What NASENI has done will reverse the trend that is fast becoming a major feature of our national life where everything foreign is seen as superior to local breeds. This is despite that the regulatory agencies in Nigeria have had to discard many of the imported items, after due process, as sub-standard and not of universally accepted touchstone. A made-in-Nigeria motorcycle, for instance, would have taken cognisance of our peculiar plumbic and rubric terrains and the tyres and absorbing mechanisms fortified to last longer. Let's hope it is a welcome relief in terms of cost and maintenance for the over 20 million Nigerians who today rely on motorcycle as a means of transportation and many who eke out a living riding okada across all the nooks and crannies of the country.

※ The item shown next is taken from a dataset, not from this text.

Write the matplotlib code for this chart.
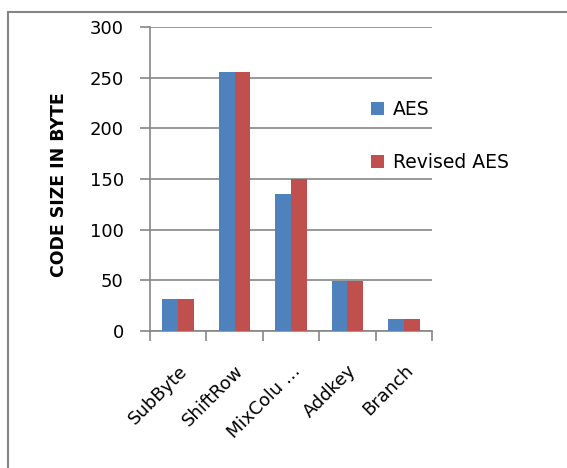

NASENI has proved to be a productive agency. If it can truly meet local demand, a total ban on the importation of motorcycles will not be far away. Whatever the country can produce 100 per cent needs this kind of positive discrimination. The template already created to run successful plants for producing motorcycles is there in NASENI. Nigerian entrepreneurs and investors should take advantage of this profitable investment in manufacturing of the motorcycles. And if we are really desirous of achieving self-reliance and becoming economically independent, citizens should be encouraged to apply their ingenuities in productive capacities or real-time manufacturing to usher in the much-needed technology advancement.